When Zoey Deutch first appeared in the trailer for Zombieland: Double Tap, I was worried. Her character, a blonde ditz named Madison, seemed as much a relic from 2009 as her rainbow Louis Vuitton purse. With Valley Girl inflections and French-manicured talons, she initially appeared to exist only to satisfy Columbus’ (Jesse Eisenberg) sexual fantasies. I should have known better. Deutch is a scene-stealer, and this movie is no exception. She is the one must-see in a sequel that fails to really make a case for its existence.
Still, things aren’t perfect. Little Rock, now grown up, craves the company of people her own age. Tallahassee, meanwhile, is starting to feel the call of the road, which he tries to justify with some far-fetched subplot about his Native American ancestry that the movie only kind of pulls off. As for Wichita and Columbus, they’ve hit a rut in their relationship, which he clumsily tries to fix by proposing to her with the Hope Diamond (one of many running gags about using random memorabilia from the White House in everyday life). Spooked, she and Little Rock take this as their cue to take off, leaving nothing but a poorly phrased note behind (notes are another explicable running gag).
Outside though, things are changing. A new kind of zombie nicknamed the T-800 (an allusion to Terminator 2) has emerged, faster and much, much harder to kill. And when Little Rock leaves Wichita for a hitchhiking hippie boy from Berkeley (Avan Jogia), the gang gets back together to find her and bring her to safety, meeting a host of new characters along the way.
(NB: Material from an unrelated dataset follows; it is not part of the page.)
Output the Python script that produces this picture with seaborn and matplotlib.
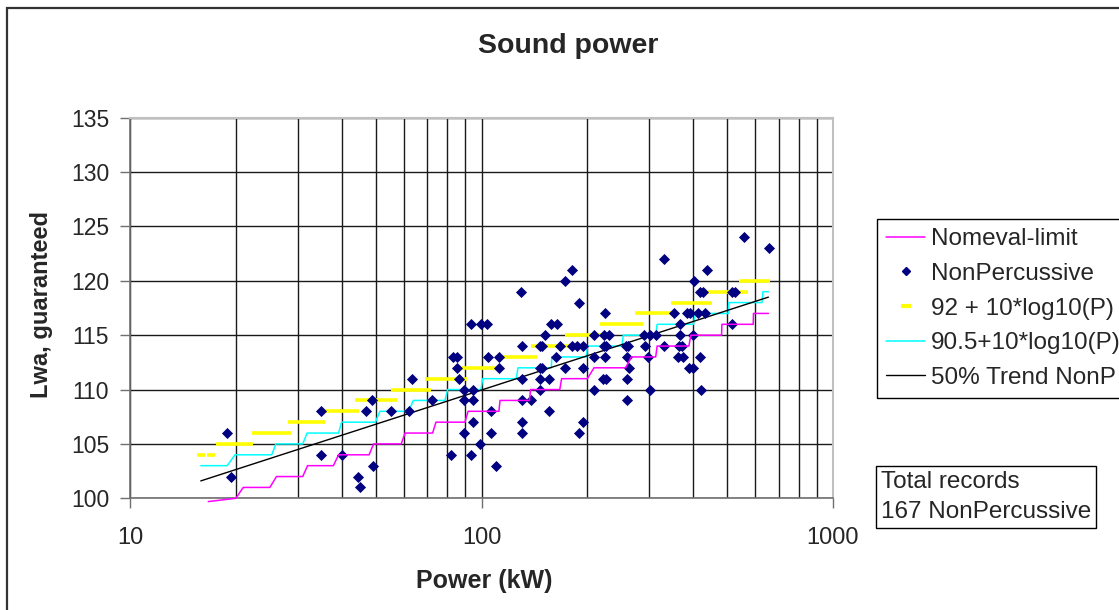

One of them is Madison, whom Columbus and Tallahassee come across at a mall. She’s an immediate breath of fresh air in a stale concept, and not just because she’s been surviving by hiding in a Pinkberry freezer. With her pink Juicy Couture tracksuit, matching Ugg boots, and Von Dutch tank top, her sartorial choices are frozen circa The Simple Life. But despite the many, many jokes about her lack of brains, Deutch manages to make Madison feel like she’s the one in control. Take the way she takes charge when it comes to her sexual needs, telling Columbus that if he’s not going to satisfy her, she’ll find someone who will.
One of the peculiar things about the Zombieland franchise is how devoid of sexual tension it is. Sure, there were jokes about Columbus’ virginity in the first one, but no one exudes even a hint of BDE — until now. This kind of equal opportunity horniness in the apocalypse is a refreshing twist in a franchise that initially operated around the male gaze.
Unfortunately, that’s the closest Double Tap gets to woke. Stone and Breslin are wasted in this film, which gives them absolutely nothing to do other than pursue various men. Same goes for Rosario Dawson as Nevada, whom our friends come across on their way to Graceland, where they believe Little Rock to be headed. (Elvis is basically this movie’s Bill Murray.) She may be a strong, stubborn survivor, but the movie doesn’t have plans for her beyond a love interest for Tallahassee, simply because...he’s single? And that would be fine, where it not for the entirely regressive banter around her “driveway” between a newly smitten Tallahassee and Nevada’s former lover, Albuquerque (Luke Wilson), who, along with Thomas Middleditch’s Flagstaff, is only around long enough for a brief but amusing doppelganger gag.
That kind of sums up the entire film. Is it funny? Sometimes. Does it make sense? Kind of. Is it worth watching? Well, that depends.
As far as fan service goes, Double Tap is a success. Director Ruben Fleischer clearly knows what the audience wants, and the film doesn’t pretend to be anything other than it is. It’s not necessary by any stretch of the imagination, but neither really, was the original. And yet, there’s something undeniably charming about this particular cast and the chemistry they share. Harrelson, in particular, is in it to win it (there’s a good rhyme for you, Tallahassee), and that goes a long way. But it’s Deutch I look forward to rewatching over and over for years to come when I inadvertently flip across this movie on whatever streaming service it ends up on. Cable, after all, is so 2009.